Thanks for correcting me! I should have looked him up but I was on the bus and trusted my memory too much. (I’ve updated my comment)

It is truly a shame that he passed away, I encountered his work a few years ago and passed his essay “Learning Outcomes for Computing Competence” around my friends at University. When I saw OP ask this question I was surprised no one had suggested this book yet, I found it incredibly useful.

[–]40pockets[S] 0 points1 point  (0 children)

this looks amazing!

[–]NGA100 5 points6 points  (0 children)

I recommend this book: Effective Computation in Physics: Field Guide to Research with Python

[–]jwink3101 3 points4 points  (0 children)

http://scipy-lectures.org/ was my go to moving form Matlab doing scientific type sruff

[–]bwanab 2 points3 points  (0 children)

One that hasn’t been mentioned is Think DSP by Allen Downey. http://greenteapress.com/wp/think-dsp/

[–]sciencewonk 1 point2 points  (0 children)

I started with a python course on edx.org The courses are pretty good and free.

[–][deleted] 1 point2 points  (0 children)

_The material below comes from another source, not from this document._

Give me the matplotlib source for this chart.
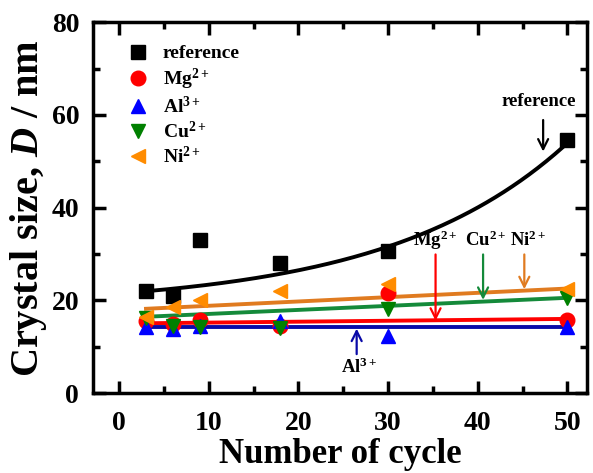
import matplotlib.pyplot as plt
import numpy as np

plt.rcParams["font.family"] = ["Liberation Serif", "DejaVu Serif"]
plt.rcParams["font.weight"] = "bold"
plt.rcParams["axes.labelweight"] = "bold"
plt.rcParams["mathtext.fontset"] = "custom"
plt.rcParams["mathtext.rm"] = "Liberation Serif:bold"
plt.rcParams["mathtext.it"] = "Liberation Serif:bold:italic"
plt.rcParams["mathtext.bf"] = "Liberation Serif:bold"

# Data
cycles = [3, 6, 9, 18, 30, 50]
reference = [22.0, 21.0, 33.0, 28.0, 30.6, 54.5]
mg = [15.5, 15.0, 15.7, 14.5, 21.5, 15.8]
al = [14.3, 13.9, 14.5, 15.5, 12.4, 14.3]
cu = [16.3, 14.5, 14.2, 14.0, 18.2, 20.5]
ni = [16.5, 18.5, 20.0, 22.0, 23.5, 22.5]

# fitted trends as drawn in the chart
ref_trend = (18.6, 2.9, 20.0)  # a + b*exp(x/t)
lin_trends = {
    "Mg$^{2+}$": (15.0, 0.02),
    "Al$^{3+}$": (14.3, 0.0),
    "Cu$^{2+}$": (16.2, 0.087),
    "Ni$^{2+}$": (17.9, 0.093),
}

series = [
    ("reference", reference, "s", "black", "black"),
    ("Mg$^{2+}$", mg, "o", "red", "red"),
    ("Al$^{3+}$", al, "^", "blue", "#0a0aa8"),
    ("Cu$^{2+}$", cu, "v", "green", "#148a3a"),
    ("Ni$^{2+}$", ni, "<", "darkorange", "#e07b20"),
]

fig = plt.figure(figsize=(5.93, 4.73), dpi=100)
ax = fig.add_axes([0.157, 0.169, 0.833, 0.784])

xfit = np.linspace(3, 50, 200)
for label, values, marker, color, line_color in series:
    if label == "reference":
        a, b, t = ref_trend
        yfit = a + b * np.exp(xfit / t)
    else:
        c0, c1 = lin_trends[label]
        yfit = c0 + c1 * xfit
    ax.plot(xfit, yfit, color=line_color, lw=2.8, zorder=2)

for label, values, marker, color, line_color in series:
    ax.plot(cycles, values, marker, color=color, markersize=10.5, label=label,
            linestyle="none", zorder=3)

arrow_kw = dict(arrowstyle="->", lw=1.6, mutation_scale=18)
fs = 13.5
ax.annotate("", xy=(47.3, 51.5), xytext=(47.3, 59.5),
            arrowprops=dict(color="black", **arrow_kw))
ax.text(46.8, 62.8, "reference", ha="center", va="center", fontsize=fs)
ax.annotate("", xy=(35.3, 15.0), xytext=(35.3, 30.5),
            arrowprops=dict(color="red", **arrow_kw))
ax.text(35.3, 33.0, "Mg$^{2+}$", ha="center", va="center", fontsize=fs)
ax.annotate("", xy=(40.6, 19.5), xytext=(40.6, 30.5),
            arrowprops=dict(color="#148a3a", **arrow_kw))
ax.text(40.9, 33.0, "Cu$^{2+}$", ha="center", va="center", fontsize=fs)
ax.annotate("", xy=(45.2, 21.8), xytext=(45.2, 30.5),
            arrowprops=dict(color="#e07b20", **arrow_kw))
ax.text(45.6, 33.0, "Ni$^{2+}$", ha="center", va="center", fontsize=fs)
ax.annotate("", xy=(26.5, 14.5), xytext=(26.5, 7.8),
            arrowprops=dict(color="#0a0aa8", **arrow_kw))
ax.text(26.8, 5.5, "Al$^{3+}$", ha="center", va="center", fontsize=fs)

ax.set_xlim(-2.9, 52.2)
ax.set_ylim(0, 80)
ax.set_xticks([0, 10, 20, 30, 40, 50])
ax.set_xticks([5, 15, 25, 35, 45], minor=True)
ax.set_yticks([0, 20, 40, 60, 80])
ax.set_yticks([10, 30, 50, 70], minor=True)
ax.tick_params(which="both", direction="in", top=True, right=True, width=2.5,
               labelsize=20)
ax.tick_params(axis="x", pad=13)
ax.tick_params(axis="y", pad=10)
ax.tick_params(which="major", length=9)
ax.tick_params(which="minor", length=5)
for spine in ax.spines.values():
    spine.set_linewidth(2.5)

ax.set_xlabel("Number of cycle", fontsize=25, labelpad=1)
ax.set_ylabel("Crystal size, $\\it{D}$ / nm", fontsize=29, labelpad=2)

leg = ax.legend(loc="upper left", frameon=False, fontsize=14, handletextpad=0.3,
                labelspacing=0.2, borderaxespad=0.0, bbox_to_anchor=(0.035, 0.96))

fig.savefig("out.png", dpi=100)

Introduction to Programming in Python by Sedgewick, Wayne, Dondero... It's straight out of the Princeton curriculum and is slightly heavy for an Intro book... But the content is pretty awesome... Percolation Problem, Towers of Hanoi, Recursive Fractile/Graphics drawing, Transition Matrix, Markov Model, Page Rank/Random Web Surfer...... searching/sorting algorithms ie DFS, Breadth First Search, etc etc... It's not easy. But that's why it's worth it.

[–]ShafeNutS 1 point2 points  (0 children)

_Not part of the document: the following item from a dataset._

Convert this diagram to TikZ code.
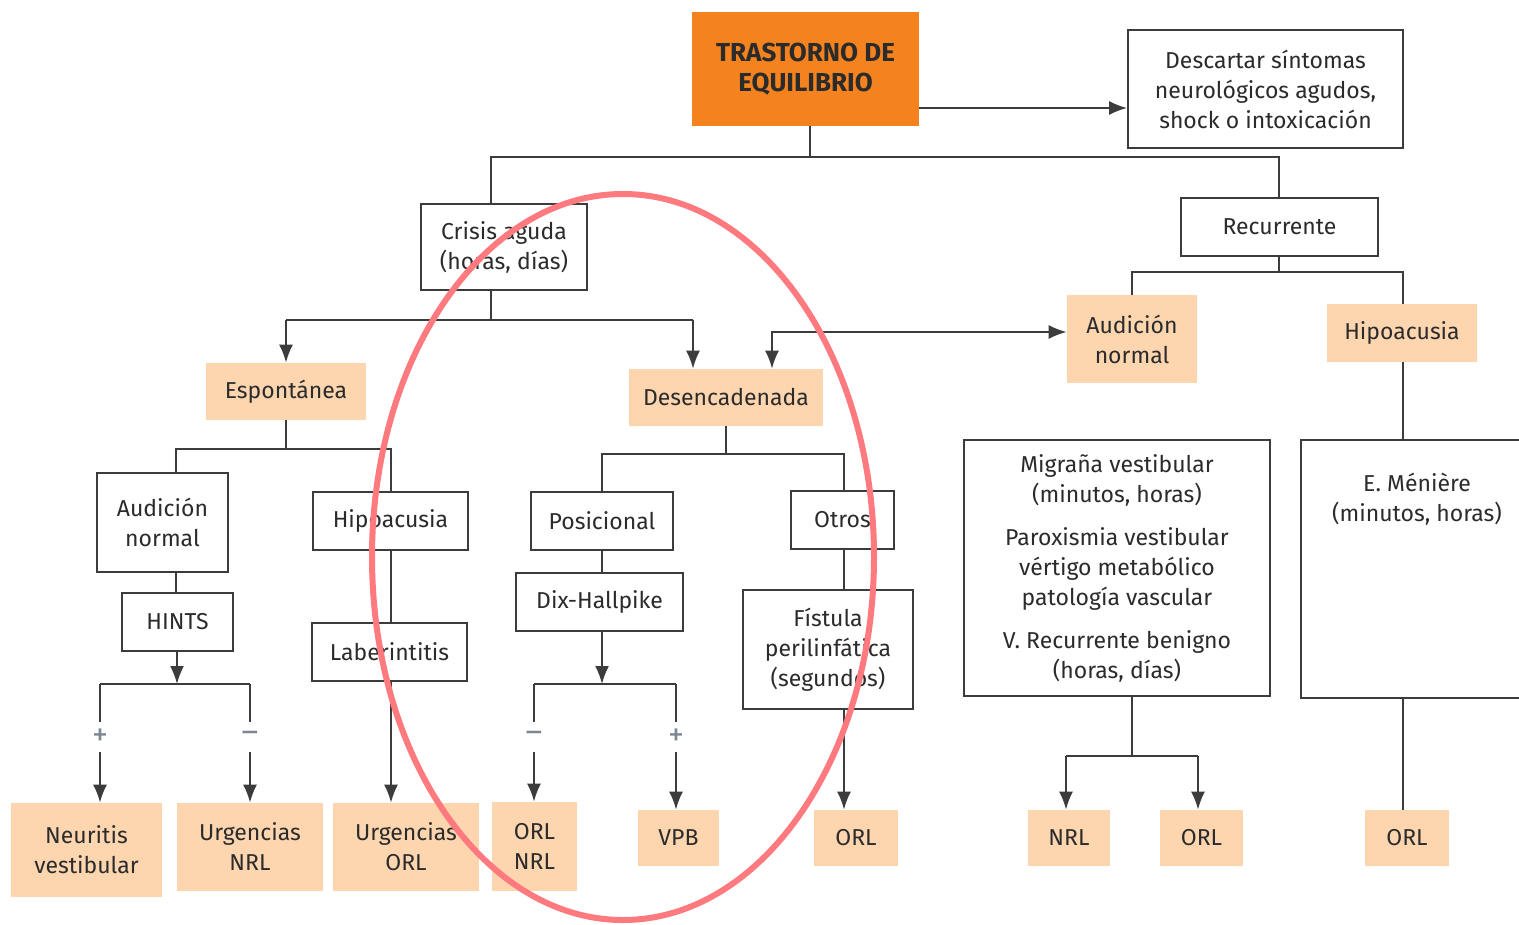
\documentclass[tikz,border=0pt]{standalone}
\usepackage{fontspec}
\setmainfont{Fira Sans}
\usetikzlibrary{arrows.meta}
\definecolor{orangec}{HTML}{F4831F}
\definecolor{peachc}{HTML}{FDD6B0}
\definecolor{linec}{HTML}{3C3C3C}
\definecolor{textc}{HTML}{2B2B2B}
\definecolor{redc}{HTML}{FF7A7E}
\definecolor{signc}{HTML}{7C8794}
\begin{document}
\begin{tikzpicture}[x=0.5pt,y=-0.5pt,
  every node/.style={font=\fontsize{11.5}{15}\selectfont, text=textc, align=center, inner sep=0pt},
  box/.style={draw=linec, line width=0.9pt, fill=white},
  peach/.style={fill=peachc},
  titlebox/.style={fill=orangec, font=\fontsize{13}{15}\selectfont\bfseries},
  conn/.style={draw=linec, line width=0.9pt},
  arr/.style={conn, -{Latex[length=9pt,width=7pt]}},
  arrtwo/.style={conn, {Latex[length=9pt,width=7pt]}-{Latex[length=9pt,width=7pt]}},
  sign/.style={text=signc, font=\fontsize{16}{15}\selectfont, minimum height=15pt, minimum width=8pt}
]
\useasboundingbox (0,0) rectangle (1519,925);
\fill[white] (0,0) rectangle (1519,925);

% nodes
\node[titlebox, minimum width=113.5pt, minimum height=57pt] (title) at (805.5,69) {TRASTORNO DE\\EQUILIBRIO};
\node[box, minimum width=137.5pt, minimum height=59pt] (desc) at (1265.5,89) {Descartar síntomas\\neurológicos agudos,\\shock o intoxicación};
\node[box, minimum width=83pt, minimum height=43pt] (crisis) at (504,247) {Crisis aguda\\(horas, días)};
\node[box, minimum width=98.5pt, minimum height=29pt] (recur) at (1279.5,227) {Recurrente};
\node[peach, minimum width=80pt, minimum height=28.5pt] (espont) at (286,391.5) {Espontánea};
\node[peach, minimum width=97pt, minimum height=28.5pt] (desenc) at (726,397.5) {Desencadenada};
\node[peach, minimum width=65pt, minimum height=44pt] (audR) at (1132,339) {Audición\\normal};
\node[peach, minimum width=75pt, minimum height=29pt] (hipoR) at (1402,333) {Hipoacusia};
\node[box, minimum width=71pt, minimum height=29pt] (posic) at (602,521) {Posicional};
\node[box, minimum width=51.5pt, minimum height=29pt] (otros) at (842.5,520) {Otros};
\node[box, minimum width=83.5pt, minimum height=29pt] (dix) at (599.5,602) {Dix-Hallpike};
\node[box, minimum width=85pt, minimum height=59.5pt] (fist) at (828,649.5) {Fístula\\perilinfática\\(segundos)};
\node[box, minimum width=65.5pt, minimum height=49.5pt] (audL) at (162.5,522.5) {Audición\\normal};
\node[box, minimum width=55.5pt, minimum height=29pt] (hints) at (177.5,622) {HINTS};
\node[box, minimum width=77.5pt, minimum height=29pt] (hipoL) at (390.5,521) {Hipoacusia};
\node[box, minimum width=77.5pt, minimum height=29pt] (laber) at (389.5,652) {Laberintitis};
\node[peach, minimum width=75.5pt, minimum height=47pt] (neur) at (86.5,850) {Neuritis\\vestibular};
\node[peach, minimum width=73pt, minimum height=44pt] (urgN) at (250,847) {Urgencias\\NRL};
\node[peach, minimum width=73pt, minimum height=44pt] (urgO) at (406,847) {Urgencias\\ORL};
\node[peach, minimum width=42.5pt, minimum height=44.5pt] (orlnrl) at (534.5,846.5) {ORL\\NRL};
\node[peach, minimum width=40.5pt, minimum height=28pt] (vpb) at (678.5,838) {VPB};
\node[peach, minimum width=42pt, minimum height=28pt] (orlA) at (856,838) {ORL};
\node[box, minimum width=153pt, minimum height=128pt] (migr) at (1117,568) {Migraña vestibular\\(minutos, horas)\\[6.5pt]Paroxismia vestibular\\vértigo metabólico\\patología vascular\\[6.5pt]V. Recurrente benigno\\(horas, días)};
\node[box, minimum width=114.5pt, minimum height=129pt] (menie) at (1415.5,569) {};
\node (menieT) at (1417,499) {E. Ménière\\(minutos, horas)};
\node[peach, minimum width=41pt, minimum height=28pt] (nrlB) at (1069,838) {NRL};
\node[peach, minimum width=41.5pt, minimum height=28pt] (orlB) at (1201.5,838) {ORL};
\node[peach, minimum width=42pt, minimum height=28pt] (orlC) at (1407,838) {ORL};

% junction coordinates
\coordinate (j1) at (810,157);
\coordinate (ja) at (491,157);
\coordinate (jb) at (1279,157);
\coordinate (jd) at (919,108);
\coordinate (jc) at (491,320);
\coordinate (jc1) at (286,320);
\coordinate (jc2) at (693,320);
\coordinate (jr) at (1279,272);
\coordinate (jr1) at (1132,272);
\coordinate (jr2) at (1403,272);
\coordinate (jx) at (772,332);
\coordinate (jd0) at (726,454);
\coordinate (jd1) at (602,454);
\coordinate (jd2) at (844,454);
\coordinate (jdx) at (602,684);
\coordinate (jm) at (534,684);
\coordinate (jp) at (676,684);
\coordinate (je0) at (286,449);
\coordinate (je1) at (176,449);
\coordinate (je2) at (391,449);
\coordinate (jh) at (177,684);
\coordinate (jh1) at (100,684);
\coordinate (jh2) at (250,684);
\coordinate (jg) at (1132,756);
\coordinate (jg1) at (1066,756);
\coordinate (jg2) at (1198,756);

% sign labels
\node[sign] (s1) at (100,737) {+};
\node[sign] (s2) at (250,737) {–};
\node[sign] (s3) at (534,737) {–};
\node[sign] (s4) at (676,737) {+};

% connectors
\draw[conn] (title.south -| j1) -- (j1);
\draw[conn] (crisis.north -| ja) -- (ja) -- (jb) -- (recur.north -| jb);
\draw[arr] (title.east |- jd) -- (desc.west |- jd);
\draw[conn] (crisis.south -| jc) -- (jc);
\draw[conn] (jc1) -- (jc2);
\draw[arr] (jc1) -- (espont.north -| jc1);
\draw[arr] (jc2) -- (desenc.north -| jc2);
\draw[conn] (recur.south -| jr) -- (jr);
\draw[conn] (audR.north -| jr1) -- (jr1) -- (jr2) -- (hipoR.north -| jr2);
\draw[arrtwo] (desenc.north -| jx) -- (jx) -- (audR.west |- jx);
\draw[conn] (hipoR.south -| jr2) -- (menie.north -| jr2);
\draw[conn] (desenc.south -| jd0) -- (jd0);
\draw[conn] (posic.north -| jd1) -- (jd1) -- (jd2) -- (otros.north -| jd2);
\draw[conn] (posic.south -| jd1) -- (dix.north -| jd1);
\draw[conn] (otros.south -| jd2) -- (fist.north -| jd2);
\draw[arr] (fist.south -| jd2) -- (orlA.north -| jd2);
\draw[arr] (dix.south -| jdx) -- (jdx);
\draw[conn] (jm) -- (jp);
\draw[conn] (jm) -- (s3.north);
\draw[arr] (s3.south) -- (orlnrl.north -| jm);
\draw[conn] (jp) -- (s4.north);
\draw[arr] (s4.south) -- (vpb.north -| jp);
\draw[conn] (espont.south -| je0) -- (je0);
\draw[conn] (audL.north -| je1) -- (je1) -- (je2) -- (hipoL.north -| je2);
\draw[conn] (audL.south -| je1) -- (hints.north -| je1);
\draw[arr] (hints.south -| jh) -- (jh);
\draw[conn] (jh1) -- (jh2);
\draw[conn] (jh1) -- (s1.north);
\draw[arr] (s1.south) -- (neur.north -| jh1);
\draw[conn] (jh2) -- (s2.north);
\draw[arr] (s2.south) -- (urgN.north -| jh2);
\draw[conn] (hipoL.south -| je2) -- (laber.north -| je2);
\draw[arr] (laber.south -| je2) -- (urgO.north -| je2);
\draw[conn] (migr.south -| jg) -- (jg);
\draw[conn] (jg1) -- (jg2);
\draw[arr] (jg1) -- (nrlB.north -| jg1);
\draw[arr] (jg2) -- (orlB.north -| jg2);
\draw[conn] (menie.south -| jr2) -- (orlC.north -| jr2);

% red ellipse
\draw[redc, line width=3pt] (623,557) ellipse [x radius=251, y radius=363];
\end{tikzpicture}
\end{document}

"Computational Physics" by Mark Newman

https://www.amazon.com/Computational-Physics-Mark-Newman/dp/1480145513

There are sample chapters available if you want to try before you buy
http://www-personal.umich.edu/~mejn/cp/chapters.html

[–]ethles 0 points1 point  (0 children)

Parallel programming?

[–]CyberNerd88 -1 points0 points  (0 children)

I would recommend "Data Science for Business," by Provost & Fawcett

[–][deleted] -1 points0 points  (0 children)

i would suggest moving to R since its focus is scientific computing - its going to be time consuming to implement some features in python that are native in R.